Collected material →
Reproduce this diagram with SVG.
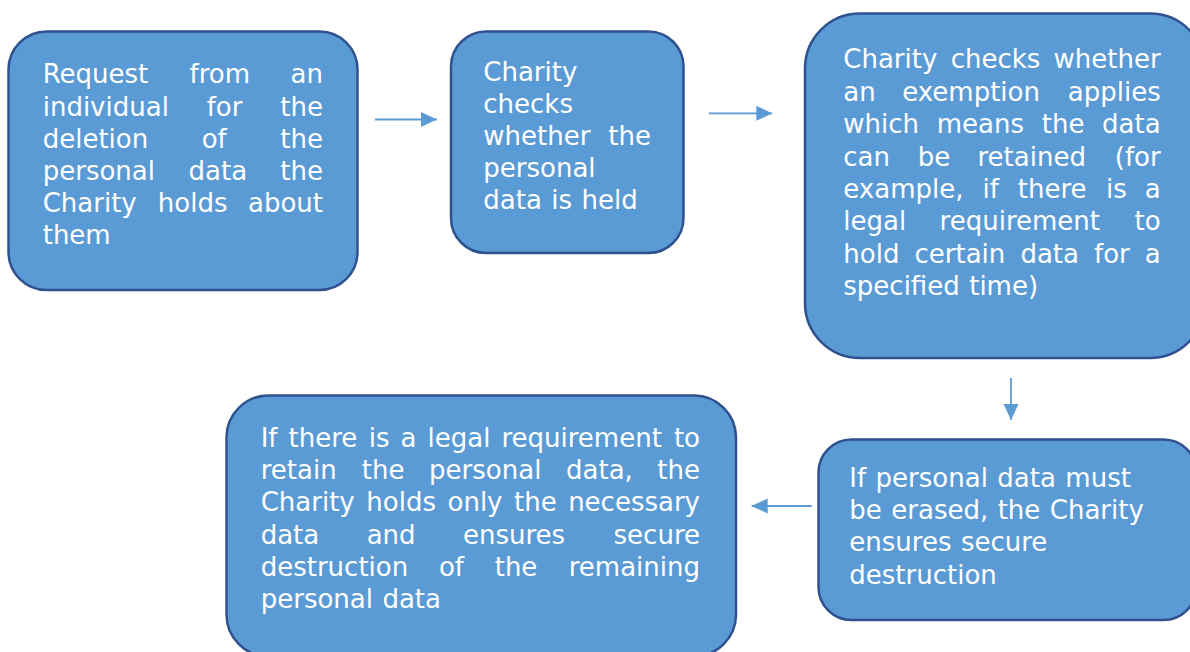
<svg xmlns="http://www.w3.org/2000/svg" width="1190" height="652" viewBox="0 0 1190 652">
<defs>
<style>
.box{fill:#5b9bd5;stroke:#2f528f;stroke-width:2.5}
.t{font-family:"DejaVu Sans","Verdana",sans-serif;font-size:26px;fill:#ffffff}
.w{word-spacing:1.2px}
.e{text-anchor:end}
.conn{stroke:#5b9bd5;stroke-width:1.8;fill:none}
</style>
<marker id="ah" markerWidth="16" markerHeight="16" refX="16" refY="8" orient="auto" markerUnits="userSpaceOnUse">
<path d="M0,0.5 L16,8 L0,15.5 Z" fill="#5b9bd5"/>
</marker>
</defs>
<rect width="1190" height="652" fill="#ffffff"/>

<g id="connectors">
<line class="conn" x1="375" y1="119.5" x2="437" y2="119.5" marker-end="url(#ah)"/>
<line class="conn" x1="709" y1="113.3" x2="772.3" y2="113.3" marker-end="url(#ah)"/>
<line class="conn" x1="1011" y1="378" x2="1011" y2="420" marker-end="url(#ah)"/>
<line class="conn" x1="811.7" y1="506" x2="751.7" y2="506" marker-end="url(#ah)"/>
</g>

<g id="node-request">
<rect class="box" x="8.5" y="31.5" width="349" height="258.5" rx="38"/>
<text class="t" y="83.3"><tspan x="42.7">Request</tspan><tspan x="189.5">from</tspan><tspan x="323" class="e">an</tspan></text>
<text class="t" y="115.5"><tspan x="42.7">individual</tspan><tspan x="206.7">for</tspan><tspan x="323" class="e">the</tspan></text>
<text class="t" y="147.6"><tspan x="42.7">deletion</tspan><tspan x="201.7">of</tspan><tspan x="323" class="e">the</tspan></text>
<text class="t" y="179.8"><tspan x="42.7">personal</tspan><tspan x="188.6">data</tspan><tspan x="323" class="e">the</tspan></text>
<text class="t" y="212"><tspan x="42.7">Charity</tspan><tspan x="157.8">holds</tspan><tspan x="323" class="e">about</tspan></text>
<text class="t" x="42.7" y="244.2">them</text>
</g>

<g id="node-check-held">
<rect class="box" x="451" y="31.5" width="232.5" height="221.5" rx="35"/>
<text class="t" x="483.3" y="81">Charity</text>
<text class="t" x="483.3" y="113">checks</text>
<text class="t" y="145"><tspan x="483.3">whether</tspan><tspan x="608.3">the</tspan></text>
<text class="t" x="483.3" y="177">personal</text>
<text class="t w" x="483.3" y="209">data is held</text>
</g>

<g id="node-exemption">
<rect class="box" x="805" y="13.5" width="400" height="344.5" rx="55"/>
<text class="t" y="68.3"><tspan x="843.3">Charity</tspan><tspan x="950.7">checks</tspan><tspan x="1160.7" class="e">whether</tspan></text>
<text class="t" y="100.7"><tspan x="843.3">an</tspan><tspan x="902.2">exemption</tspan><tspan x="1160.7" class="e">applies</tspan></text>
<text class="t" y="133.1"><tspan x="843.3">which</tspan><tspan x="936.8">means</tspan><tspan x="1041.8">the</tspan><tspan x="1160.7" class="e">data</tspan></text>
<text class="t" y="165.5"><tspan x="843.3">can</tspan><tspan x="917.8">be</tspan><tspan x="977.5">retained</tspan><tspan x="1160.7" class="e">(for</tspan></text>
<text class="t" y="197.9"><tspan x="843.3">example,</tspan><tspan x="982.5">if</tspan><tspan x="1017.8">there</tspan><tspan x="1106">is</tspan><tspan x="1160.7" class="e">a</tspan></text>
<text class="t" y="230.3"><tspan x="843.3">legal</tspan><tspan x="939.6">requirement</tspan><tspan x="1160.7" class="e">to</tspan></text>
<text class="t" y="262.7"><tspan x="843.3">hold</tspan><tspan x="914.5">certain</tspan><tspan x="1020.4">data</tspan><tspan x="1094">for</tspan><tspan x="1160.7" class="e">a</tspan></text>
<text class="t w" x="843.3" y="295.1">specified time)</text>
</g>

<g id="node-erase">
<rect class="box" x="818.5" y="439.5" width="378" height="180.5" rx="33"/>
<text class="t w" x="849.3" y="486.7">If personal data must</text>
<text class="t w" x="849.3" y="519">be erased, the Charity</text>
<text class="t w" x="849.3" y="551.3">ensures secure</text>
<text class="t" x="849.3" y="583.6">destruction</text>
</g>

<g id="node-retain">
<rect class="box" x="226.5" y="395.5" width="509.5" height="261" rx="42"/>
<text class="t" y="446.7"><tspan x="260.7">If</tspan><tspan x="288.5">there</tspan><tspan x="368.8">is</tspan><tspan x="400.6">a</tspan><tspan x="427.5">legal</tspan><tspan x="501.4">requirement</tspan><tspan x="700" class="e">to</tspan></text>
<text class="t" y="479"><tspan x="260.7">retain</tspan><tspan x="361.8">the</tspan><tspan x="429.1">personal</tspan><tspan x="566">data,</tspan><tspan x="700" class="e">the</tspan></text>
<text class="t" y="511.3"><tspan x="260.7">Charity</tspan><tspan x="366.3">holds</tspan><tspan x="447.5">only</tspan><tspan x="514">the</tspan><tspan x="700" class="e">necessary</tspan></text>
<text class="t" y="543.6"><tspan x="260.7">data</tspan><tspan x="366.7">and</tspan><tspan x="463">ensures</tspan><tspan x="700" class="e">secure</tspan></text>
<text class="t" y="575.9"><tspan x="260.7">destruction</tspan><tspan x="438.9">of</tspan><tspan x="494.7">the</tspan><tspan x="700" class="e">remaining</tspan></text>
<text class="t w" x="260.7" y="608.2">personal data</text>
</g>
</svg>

Problem statement →
Write the material out again exactly as it appears, dropping the pictures.

Reply to the task →
Reproduce this diagram with SVG.
<svg xmlns="http://www.w3.org/2000/svg" width="1190" height="652" viewBox="0 0 1190 652">
<defs>
<style>
.box{fill:#5b9bd5;stroke:#2f528f;stroke-width:2.5}
.t{font-family:"DejaVu Sans","Verdana",sans-serif;font-size:26px;fill:#ffffff}
.w{word-spacing:1.2px}
.e{text-anchor:end}
.conn{stroke:#5b9bd5;stroke-width:1.8;fill:none}
</style>
<marker id="ah" markerWidth="16" markerHeight="16" refX="16" refY="8" orient="auto" markerUnits="userSpaceOnUse">
<path d="M0,0.5 L16,8 L0,15.5 Z" fill="#5b9bd5"/>
</marker>
</defs>
<rect width="1190" height="652" fill="#ffffff"/>

<g id="connectors">
<line class="conn" x1="375" y1="119.5" x2="437" y2="119.5" marker-end="url(#ah)"/>
<line class="conn" x1="709" y1="113.3" x2="772.3" y2="113.3" marker-end="url(#ah)"/>
<line class="conn" x1="1011" y1="378" x2="1011" y2="420" marker-end="url(#ah)"/>
<line class="conn" x1="811.7" y1="506" x2="751.7" y2="506" marker-end="url(#ah)"/>
</g>

<g id="node-request">
<rect class="box" x="8.5" y="31.5" width="349" height="258.5" rx="38"/>
<text class="t" y="83.3"><tspan x="42.7">Request</tspan><tspan x="189.5">from</tspan><tspan x="323" class="e">an</tspan></text>
<text class="t" y="115.5"><tspan x="42.7">individual</tspan><tspan x="206.7">for</tspan><tspan x="323" class="e">the</tspan></text>
<text class="t" y="147.6"><tspan x="42.7">deletion</tspan><tspan x="201.7">of</tspan><tspan x="323" class="e">the</tspan></text>
<text class="t" y="179.8"><tspan x="42.7">personal</tspan><tspan x="188.6">data</tspan><tspan x="323" class="e">the</tspan></text>
<text class="t" y="212"><tspan x="42.7">Charity</tspan><tspan x="157.8">holds</tspan><tspan x="323" class="e">about</tspan></text>
<text class="t" x="42.7" y="244.2">them</text>
</g>

<g id="node-check-held">
<rect class="box" x="451" y="31.5" width="232.5" height="221.5" rx="35"/>
<text class="t" x="483.3" y="81">Charity</text>
<text class="t" x="483.3" y="113">checks</text>
<text class="t" y="145"><tspan x="483.3">whether</tspan><tspan x="608.3">the</tspan></text>
<text class="t" x="483.3" y="177">personal</text>
<text class="t w" x="483.3" y="209">data is held</text>
</g>

<g id="node-exemption">
<rect class="box" x="805" y="13.5" width="400" height="344.5" rx="55"/>
<text class="t" y="68.3"><tspan x="843.3">Charity</tspan><tspan x="950.7">checks</tspan><tspan x="1160.7" class="e">whether</tspan></text>
<text class="t" y="100.7"><tspan x="843.3">an</tspan><tspan x="902.2">exemption</tspan><tspan x="1160.7" class="e">applies</tspan></text>
<text class="t" y="133.1"><tspan x="843.3">which</tspan><tspan x="936.8">means</tspan><tspan x="1041.8">the</tspan><tspan x="1160.7" class="e">data</tspan></text>
<text class="t" y="165.5"><tspan x="843.3">can</tspan><tspan x="917.8">be</tspan><tspan x="977.5">retained</tspan><tspan x="1160.7" class="e">(for</tspan></text>
<text class="t" y="197.9"><tspan x="843.3">example,</tspan><tspan x="982.5">if</tspan><tspan x="1017.8">there</tspan><tspan x="1106">is</tspan><tspan x="1160.7" class="e">a</tspan></text>
<text class="t" y="230.3"><tspan x="843.3">legal</tspan><tspan x="939.6">requirement</tspan><tspan x="1160.7" class="e">to</tspan></text>
<text class="t" y="262.7"><tspan x="843.3">hold</tspan><tspan x="914.5">certain</tspan><tspan x="1020.4">data</tspan><tspan x="1094">for</tspan><tspan x="1160.7" class="e">a</tspan></text>
<text class="t w" x="843.3" y="295.1">specified time)</text>
</g>

<g id="node-erase">
<rect class="box" x="818.5" y="439.5" width="378" height="180.5" rx="33"/>
<text class="t w" x="849.3" y="486.7">If personal data must</text>
<text class="t w" x="849.3" y="519">be erased, the Charity</text>
<text class="t w" x="849.3" y="551.3">ensures secure</text>
<text class="t" x="849.3" y="583.6">destruction</text>
</g>

<g id="node-retain">
<rect class="box" x="226.5" y="395.5" width="509.5" height="261" rx="42"/>
<text class="t" y="446.7"><tspan x="260.7">If</tspan><tspan x="288.5">there</tspan><tspan x="368.8">is</tspan><tspan x="400.6">a</tspan><tspan x="427.5">legal</tspan><tspan x="501.4">requirement</tspan><tspan x="700" class="e">to</tspan></text>
<text class="t" y="479"><tspan x="260.7">retain</tspan><tspan x="361.8">the</tspan><tspan x="429.1">personal</tspan><tspan x="566">data,</tspan><tspan x="700" class="e">the</tspan></text>
<text class="t" y="511.3"><tspan x="260.7">Charity</tspan><tspan x="366.3">holds</tspan><tspan x="447.5">only</tspan><tspan x="514">the</tspan><tspan x="700" class="e">necessary</tspan></text>
<text class="t" y="543.6"><tspan x="260.7">data</tspan><tspan x="366.7">and</tspan><tspan x="463">ensures</tspan><tspan x="700" class="e">secure</tspan></text>
<text class="t" y="575.9"><tspan x="260.7">destruction</tspan><tspan x="438.9">of</tspan><tspan x="494.7">the</tspan><tspan x="700" class="e">remaining</tspan></text>
<text class="t w" x="260.7" y="608.2">personal data</text>
</g>
</svg>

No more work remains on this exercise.